Data section —
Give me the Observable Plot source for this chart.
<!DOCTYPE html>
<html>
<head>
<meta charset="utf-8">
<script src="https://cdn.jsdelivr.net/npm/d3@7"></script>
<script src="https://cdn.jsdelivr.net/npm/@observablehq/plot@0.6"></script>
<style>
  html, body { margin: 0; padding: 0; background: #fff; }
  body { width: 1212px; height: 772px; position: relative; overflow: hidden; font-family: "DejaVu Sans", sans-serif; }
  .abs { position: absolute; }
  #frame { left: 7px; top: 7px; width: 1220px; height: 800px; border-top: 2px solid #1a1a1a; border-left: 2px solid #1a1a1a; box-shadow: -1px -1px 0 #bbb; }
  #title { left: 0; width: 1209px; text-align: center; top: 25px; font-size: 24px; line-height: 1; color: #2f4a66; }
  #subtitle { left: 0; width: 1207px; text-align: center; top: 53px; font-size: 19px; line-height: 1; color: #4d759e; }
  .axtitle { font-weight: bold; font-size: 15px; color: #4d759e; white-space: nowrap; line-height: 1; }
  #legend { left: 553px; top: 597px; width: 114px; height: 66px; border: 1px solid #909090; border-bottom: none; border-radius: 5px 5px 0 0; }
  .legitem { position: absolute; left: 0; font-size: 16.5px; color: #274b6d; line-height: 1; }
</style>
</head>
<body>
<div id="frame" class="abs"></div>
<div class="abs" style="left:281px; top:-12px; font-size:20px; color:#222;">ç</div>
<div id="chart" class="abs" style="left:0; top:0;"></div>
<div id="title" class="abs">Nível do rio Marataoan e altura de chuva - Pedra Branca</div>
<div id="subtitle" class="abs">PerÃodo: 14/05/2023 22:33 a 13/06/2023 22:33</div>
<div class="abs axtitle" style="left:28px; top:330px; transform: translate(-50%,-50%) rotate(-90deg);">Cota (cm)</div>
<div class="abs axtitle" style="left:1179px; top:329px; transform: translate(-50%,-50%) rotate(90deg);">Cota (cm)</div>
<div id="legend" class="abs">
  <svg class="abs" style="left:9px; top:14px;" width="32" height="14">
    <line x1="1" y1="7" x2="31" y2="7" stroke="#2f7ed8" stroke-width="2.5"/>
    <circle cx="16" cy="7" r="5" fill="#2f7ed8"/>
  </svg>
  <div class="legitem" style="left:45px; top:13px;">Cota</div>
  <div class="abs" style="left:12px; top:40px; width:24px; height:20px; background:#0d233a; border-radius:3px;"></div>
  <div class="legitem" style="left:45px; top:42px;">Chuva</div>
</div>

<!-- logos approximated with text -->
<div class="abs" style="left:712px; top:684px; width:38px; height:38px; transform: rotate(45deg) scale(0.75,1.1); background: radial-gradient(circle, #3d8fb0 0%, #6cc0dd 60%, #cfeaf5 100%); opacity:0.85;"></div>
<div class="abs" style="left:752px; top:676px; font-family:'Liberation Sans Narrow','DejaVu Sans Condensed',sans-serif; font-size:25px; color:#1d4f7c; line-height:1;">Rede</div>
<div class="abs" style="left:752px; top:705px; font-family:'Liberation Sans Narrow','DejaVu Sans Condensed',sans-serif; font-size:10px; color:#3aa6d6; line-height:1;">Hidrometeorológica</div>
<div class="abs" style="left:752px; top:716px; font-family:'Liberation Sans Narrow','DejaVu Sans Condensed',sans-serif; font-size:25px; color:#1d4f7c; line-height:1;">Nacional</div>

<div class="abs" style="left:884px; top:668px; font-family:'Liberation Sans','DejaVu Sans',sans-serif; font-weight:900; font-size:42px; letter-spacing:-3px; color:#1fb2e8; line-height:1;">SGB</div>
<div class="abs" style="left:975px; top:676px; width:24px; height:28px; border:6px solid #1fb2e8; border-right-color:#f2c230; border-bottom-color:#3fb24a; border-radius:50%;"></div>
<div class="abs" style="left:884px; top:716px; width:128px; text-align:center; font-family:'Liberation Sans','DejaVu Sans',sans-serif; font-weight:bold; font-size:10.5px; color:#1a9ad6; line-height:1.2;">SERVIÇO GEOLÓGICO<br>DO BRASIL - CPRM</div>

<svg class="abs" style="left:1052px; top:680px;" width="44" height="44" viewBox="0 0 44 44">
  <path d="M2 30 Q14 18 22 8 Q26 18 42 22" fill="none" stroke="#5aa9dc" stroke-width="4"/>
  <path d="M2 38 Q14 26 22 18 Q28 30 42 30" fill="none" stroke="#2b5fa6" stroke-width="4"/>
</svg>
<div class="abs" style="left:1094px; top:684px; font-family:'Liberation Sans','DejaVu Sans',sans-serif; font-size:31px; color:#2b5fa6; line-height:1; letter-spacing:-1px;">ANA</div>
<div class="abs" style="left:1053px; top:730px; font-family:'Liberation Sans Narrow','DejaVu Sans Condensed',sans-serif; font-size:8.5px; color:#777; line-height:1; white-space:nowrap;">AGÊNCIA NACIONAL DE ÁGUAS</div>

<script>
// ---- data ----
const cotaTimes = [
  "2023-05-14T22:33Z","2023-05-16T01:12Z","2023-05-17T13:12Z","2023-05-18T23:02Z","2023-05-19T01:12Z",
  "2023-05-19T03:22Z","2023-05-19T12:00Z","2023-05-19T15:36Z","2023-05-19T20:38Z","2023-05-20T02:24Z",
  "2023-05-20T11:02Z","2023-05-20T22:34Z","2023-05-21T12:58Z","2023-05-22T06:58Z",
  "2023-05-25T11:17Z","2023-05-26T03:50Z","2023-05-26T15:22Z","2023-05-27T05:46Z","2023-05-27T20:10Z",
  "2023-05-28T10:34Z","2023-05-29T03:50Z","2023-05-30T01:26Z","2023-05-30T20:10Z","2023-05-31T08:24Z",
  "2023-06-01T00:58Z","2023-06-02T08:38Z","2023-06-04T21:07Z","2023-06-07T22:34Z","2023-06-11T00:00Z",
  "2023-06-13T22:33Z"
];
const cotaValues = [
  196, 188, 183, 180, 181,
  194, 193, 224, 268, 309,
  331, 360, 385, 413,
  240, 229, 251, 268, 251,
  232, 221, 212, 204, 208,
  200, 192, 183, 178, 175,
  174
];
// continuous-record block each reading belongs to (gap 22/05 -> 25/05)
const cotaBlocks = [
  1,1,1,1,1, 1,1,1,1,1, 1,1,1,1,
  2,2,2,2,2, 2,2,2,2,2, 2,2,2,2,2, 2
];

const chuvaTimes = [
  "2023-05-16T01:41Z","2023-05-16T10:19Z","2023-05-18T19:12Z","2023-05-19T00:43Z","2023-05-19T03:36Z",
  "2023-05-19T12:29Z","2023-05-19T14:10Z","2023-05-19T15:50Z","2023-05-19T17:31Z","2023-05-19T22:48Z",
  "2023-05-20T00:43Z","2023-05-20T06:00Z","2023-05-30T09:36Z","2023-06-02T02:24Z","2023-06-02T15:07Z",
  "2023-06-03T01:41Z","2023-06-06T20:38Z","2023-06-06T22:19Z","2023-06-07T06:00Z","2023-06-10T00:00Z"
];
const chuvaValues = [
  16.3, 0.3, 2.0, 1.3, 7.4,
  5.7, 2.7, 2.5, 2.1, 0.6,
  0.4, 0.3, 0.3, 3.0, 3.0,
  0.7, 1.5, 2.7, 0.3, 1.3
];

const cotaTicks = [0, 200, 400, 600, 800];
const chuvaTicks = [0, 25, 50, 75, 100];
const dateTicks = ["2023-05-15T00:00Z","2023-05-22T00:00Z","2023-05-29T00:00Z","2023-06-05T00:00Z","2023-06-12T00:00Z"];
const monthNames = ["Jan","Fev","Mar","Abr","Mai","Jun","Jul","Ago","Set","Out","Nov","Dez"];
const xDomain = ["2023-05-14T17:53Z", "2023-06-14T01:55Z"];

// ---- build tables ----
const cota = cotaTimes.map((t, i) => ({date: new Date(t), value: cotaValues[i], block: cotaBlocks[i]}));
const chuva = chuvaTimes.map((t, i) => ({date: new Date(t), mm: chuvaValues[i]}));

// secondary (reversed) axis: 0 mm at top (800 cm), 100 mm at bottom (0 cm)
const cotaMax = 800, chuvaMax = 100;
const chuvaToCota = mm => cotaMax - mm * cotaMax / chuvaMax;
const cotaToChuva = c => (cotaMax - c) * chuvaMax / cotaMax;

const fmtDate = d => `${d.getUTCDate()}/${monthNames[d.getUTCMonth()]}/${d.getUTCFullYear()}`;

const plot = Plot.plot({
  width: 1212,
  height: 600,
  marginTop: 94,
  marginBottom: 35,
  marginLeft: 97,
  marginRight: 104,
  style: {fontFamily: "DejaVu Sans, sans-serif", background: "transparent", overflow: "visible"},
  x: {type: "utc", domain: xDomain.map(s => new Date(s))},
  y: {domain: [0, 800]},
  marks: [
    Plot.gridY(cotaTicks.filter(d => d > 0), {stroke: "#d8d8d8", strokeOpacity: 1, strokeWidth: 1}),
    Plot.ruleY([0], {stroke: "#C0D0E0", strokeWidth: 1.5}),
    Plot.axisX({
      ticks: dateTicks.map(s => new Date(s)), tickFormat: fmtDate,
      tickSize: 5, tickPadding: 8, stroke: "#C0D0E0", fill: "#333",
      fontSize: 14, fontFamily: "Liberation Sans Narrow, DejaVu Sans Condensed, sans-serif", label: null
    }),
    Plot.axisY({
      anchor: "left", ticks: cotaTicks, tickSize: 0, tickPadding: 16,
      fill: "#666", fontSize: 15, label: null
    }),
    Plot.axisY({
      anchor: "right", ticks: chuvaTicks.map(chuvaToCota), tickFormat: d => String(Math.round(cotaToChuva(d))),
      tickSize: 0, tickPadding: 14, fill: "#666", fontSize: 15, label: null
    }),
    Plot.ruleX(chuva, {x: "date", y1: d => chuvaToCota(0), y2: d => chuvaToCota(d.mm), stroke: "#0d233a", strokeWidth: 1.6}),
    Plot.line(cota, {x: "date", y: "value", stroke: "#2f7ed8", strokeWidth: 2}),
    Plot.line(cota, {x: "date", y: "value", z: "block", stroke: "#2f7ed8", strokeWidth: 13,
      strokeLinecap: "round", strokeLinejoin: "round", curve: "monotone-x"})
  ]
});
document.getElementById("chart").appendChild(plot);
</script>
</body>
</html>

Required work —
Find the count of lines in the data above where the string "chart" occurs. Provide that number alone.

Answer to the problem —
3